Let’s look at a small example of why interprocedural analysis matters before we
move on to trickier snippets. Here we have a function decisions with one
visible call site and that call site passes in true:
def decisions(condition)
if condition
3
else
4
end
end
decisions(true)
If we were just looking at decisions in isolation, we would still think the
return type is Integer. However, if we let information from all the call
sites flow into the function, we can see that all (one) of the call sites pass
true to the function… and therefore we should only look at one branch of
the if.
Now, a reader familiar with SCCP might be wondering how this works
interprocedurally. SCCP by definition requires knowing in advance what
instructions use what other instructions: if you learn new facts about
the output instruction A, you have to propagate this new information to all
of the uses. In a single function’s control-flow graph, this isn’t so bad; we
have full visibility into definitions and uses. It gets harder when we expand
to multiple functions. In this example, we have to mark the condition
parameter as a use of all of the (currently constant) actual arguments being
passed in.
But how do we know the callers?
Interprocedural SCCP
Let’s start at the entrypoint for an application. That’s normally a main
function somewhere that allocates some objects and calls a couple of other
functions. These functions might in turn call other functions, and so on and so
forth, until the application terminates.
These calls and returns form a graph, but we don’t know it statically—we don’t know it at the start of the analysis. Instead, we have to incrementally build it as we discover call edges.
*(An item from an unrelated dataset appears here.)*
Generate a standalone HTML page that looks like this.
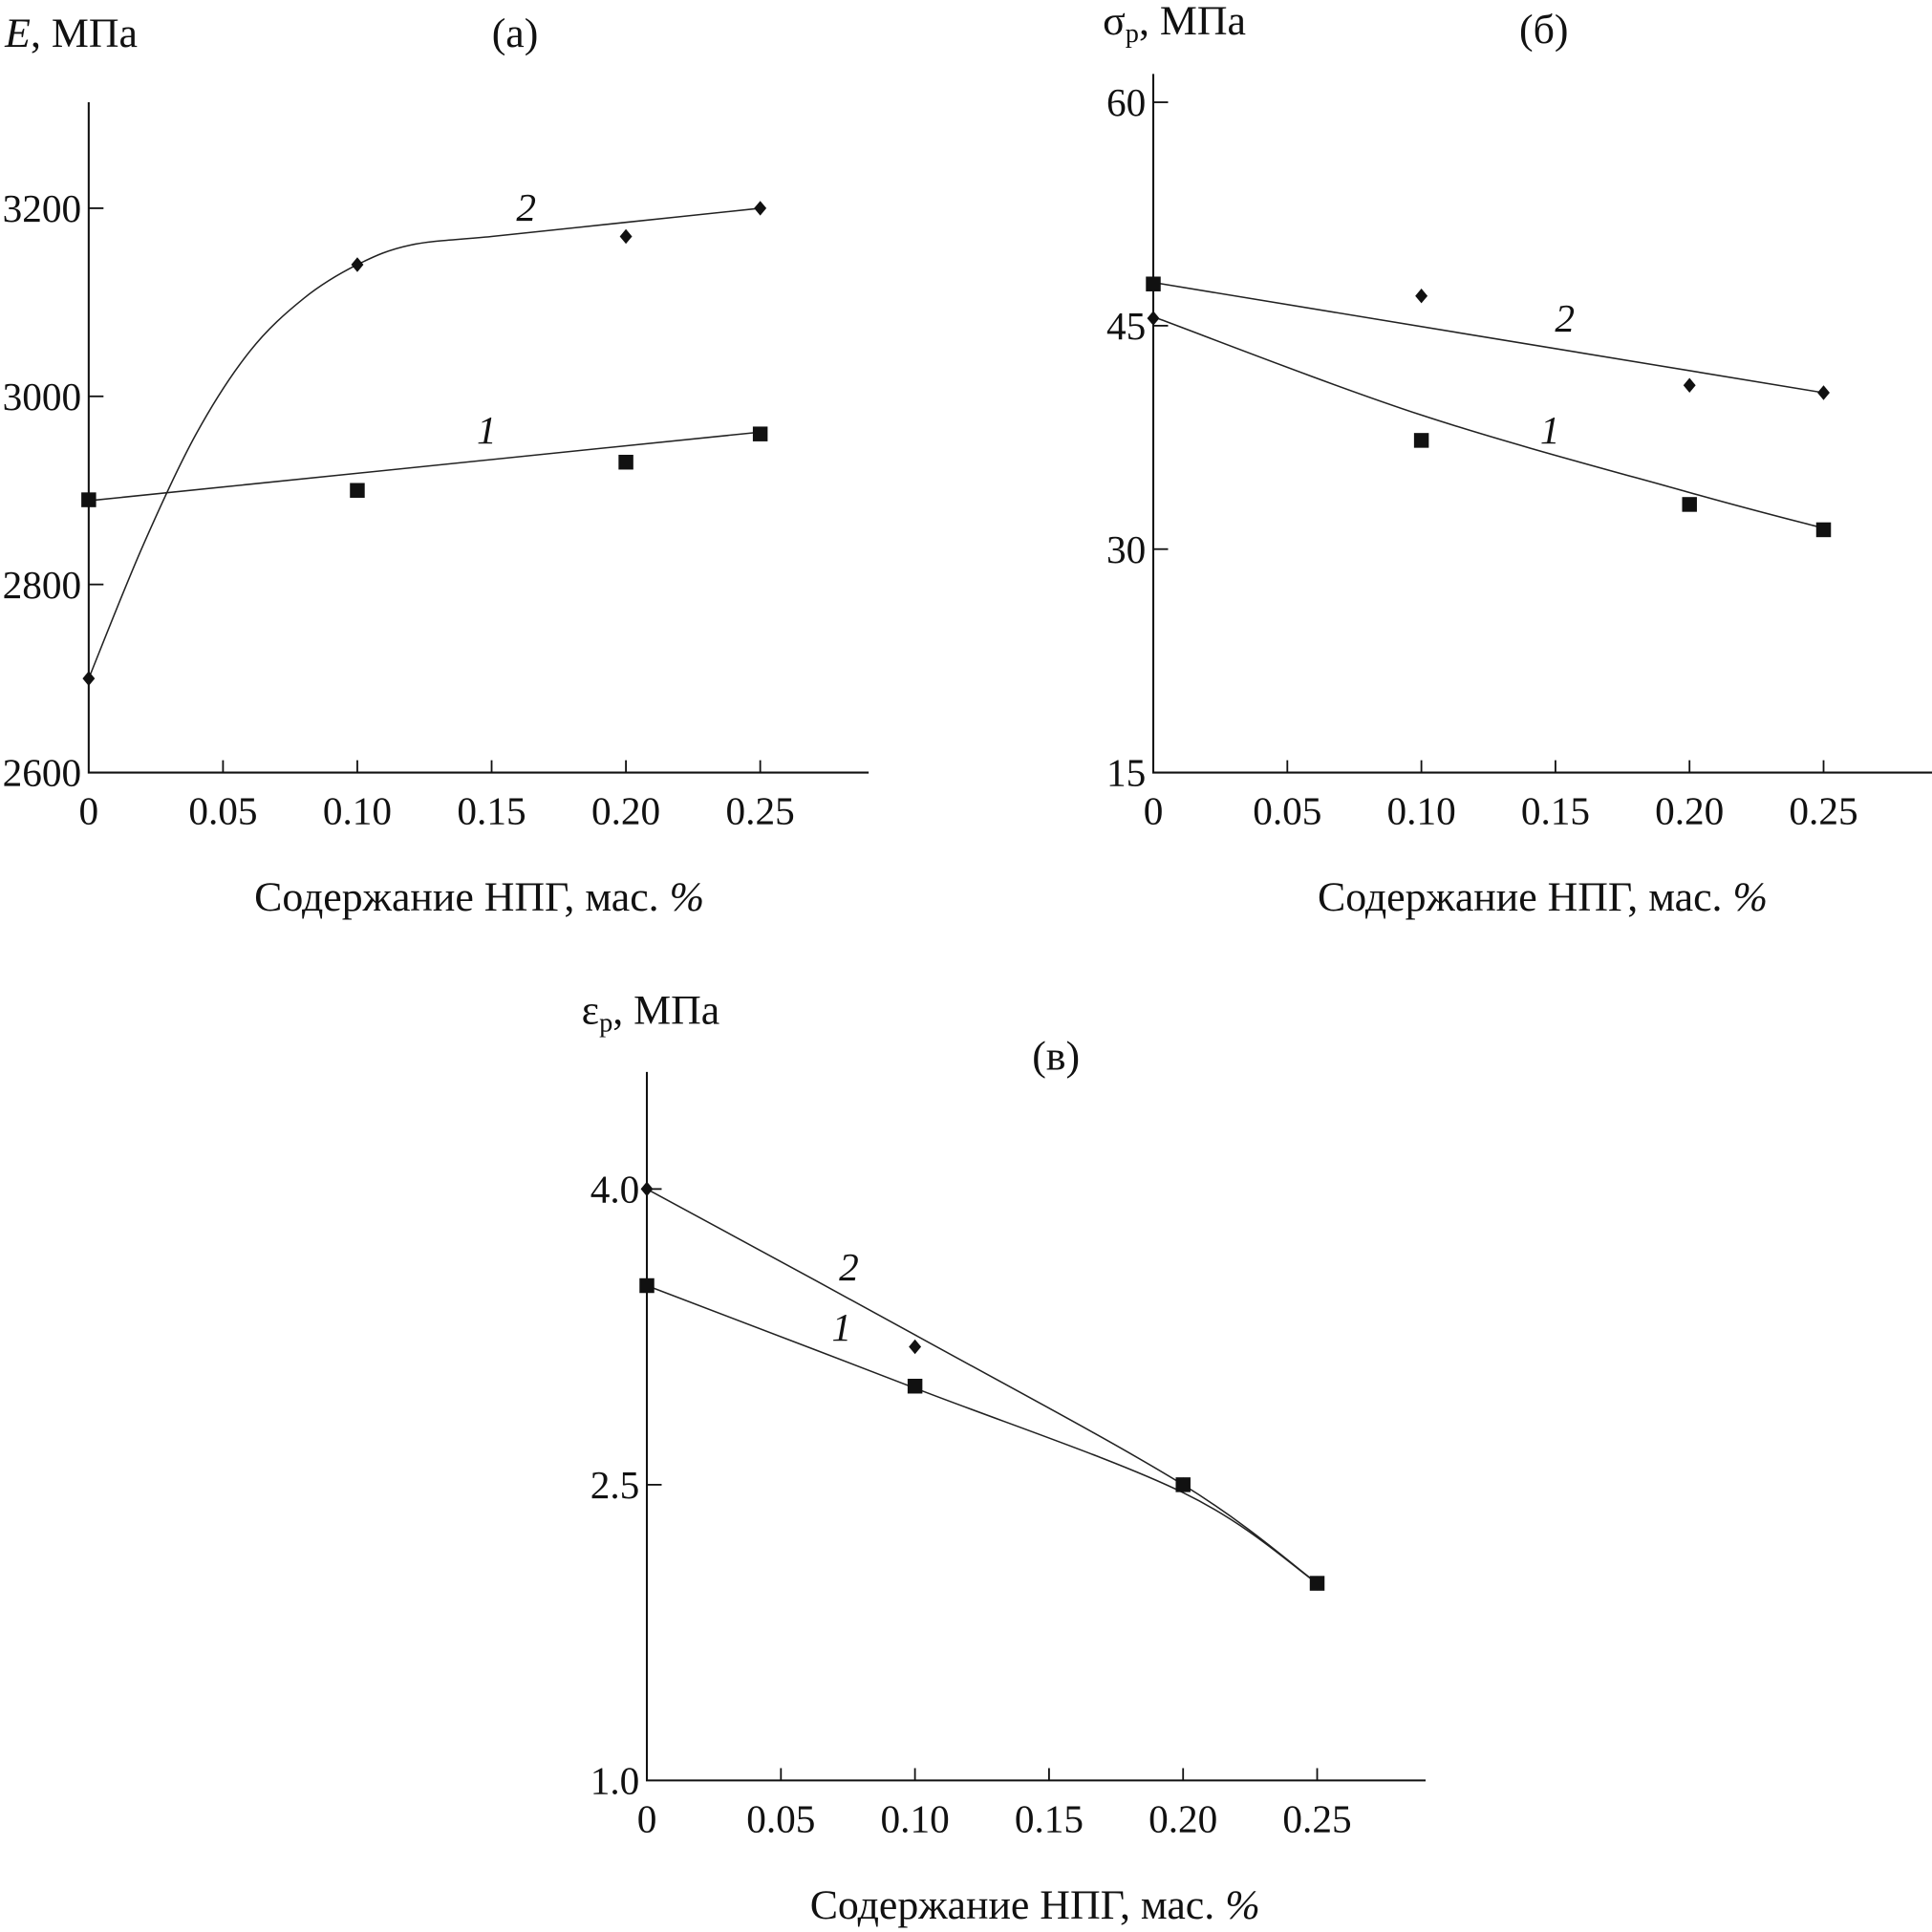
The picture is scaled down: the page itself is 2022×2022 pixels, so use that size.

In the following code snippet, we would begin analysis at the entrypoint, which
in this snippet is the main function. In it, we see a direct call to the
foo function. We mark that foo is called by main—and not just by
main, but by the specific call site inside main. Then we enqueue the start
of the bar function—its entry basic block—onto the block worklist.
def bar(a, b)
a + b
end
def foo()
bar(1, 2) + bar(3, 4)
end
def main()
foo()
end
At some point, the analysis will pop the entry basic block of foo off the
worklist and analyze foo. For each of the direct calls to bar, it will
create a call edge. In addition, because we are passing arguments, it will wire
up 1 and 3 to the a parameter and 2 and 4 to the b parameter. It
will enqueue bar’s entry block.
At this point, we’re merging Integer[1] and Integer[3] at the a parameter
(and similarly at b). This is kind of like an interprocedural phi node and we
have to do the same union operation on our type lattice.
This means that we won’t be able to fold a+b for either call to bar,
unfortunately, but we will still get a return type of Integer, because we
know that Integer+Integer=Integer.
Now, if there were a third call to bar that passed it Strings, every call
site would lose. We would end up with ClassUnion[String, Integer] at each
parameter and, worse, Any as the function result. We wouldn’t even get
ClassUnion[String, Integer] because we don’t keep each call site separate, so
from the perspective of the analysis, we could be looking at String+Integer,
which doesn’t have a known type (in fact, it probably raises an exception or
something).
But what if we kept each call site separate?
Sensitivity
This kind of thing is generally called something-sensitivity, where the something depends on what your strategy is to partition your analysis. One example of sensitivity is call-site sensitivity.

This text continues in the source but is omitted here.